Prove that $W=\{(x,y)\in\mathbb{R}^{n+1}:x\in P,−|f(x)|\leq y\leq |f(x)|\}$ is Jordan measurable

Question

Given $f:\mathbb{R}^n\to\mathbb{R}$ integrable over $P\subset\mathbb{R}^n$
Does the set $W=\{(x,y)\in\mathbb{R}^{n+1}:x\in P,-|f(x)|\leq y\leq|f(x)$|} is Jordan measurable?
I've shown that W is bounded and i thought maybe i can show that $\partial W$ is measure zero because it's union of two set that they are graph of a function but i am not sure it it's true

Answer 1

It is not entirely clear what $P$ is, so I am presuming there is some compact rectangle $B \subset \mathbb{R}^n$ such that $P \subset B$ and $f^*=f \cdot 1_P$ is integrable.

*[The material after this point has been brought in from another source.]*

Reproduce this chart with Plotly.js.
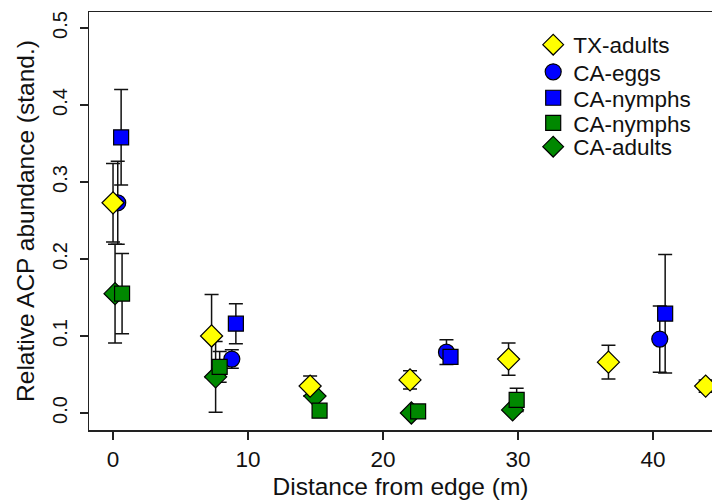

Assuming this to be the case, we can write $W = \{ (x,y) | \ |y| \le |f(x)| \}$.

To show that $W$ is Jordan measurable it is sufficient to show that $\partial W$ has measure zero.

Note that if $O \subset W \subset C$ with $C$ closed and $O$ open then $\partial W \subset C \cap O^c$, so if we can show that we can choose $O,C$ such that $C \setminus O = C \cap O^c$ has arbitrarily small measure then we are finished.

If $f$ is integrable then so is a continuous function composed with $f$ hence $|f|$ and $-|f|$ are integrable.

Let $\epsilon>0$ and choose a partition $\pi$ such that $L(|f|,\pi) \le \int |f| \le U(|f|,\pi)$ and $U(|f|,\pi) - L(|f|,\pi) < \epsilon$. Let ${\cal R}$ be the collection of closed rectangles defined by the partition $\pi$. (Note that the collection is essentially disjoint, that is, if $R_1,R_2 \in {\cal R}$ then $R_1 \cap R_2$ has measure zero.)

Let $O = \bigcup_{R \in {\cal R}} R^\circ \times (-l_R,l_R)$ and $C = \bigcup_{R \in {\cal R}} R \times [-u_R,u_R]$, where $l_R = \inf_{x \in R} |f(x)|$, $u_R = \sup_{x \in R} |f(x)|$. Note that $) $ is open, $C$ is closed, $O \subset W \subset C$ and $C \setminus O \subset \bigcup_{R \in {\cal R}} R \times ( [-u_R, -l_R] \cup [l_R,u_R])$.

Hence $m (\partial W) \le m(C \setminus O ) \le 2(U(|f|,\pi) - L(|f|,\pi)) < 2 \epsilon$.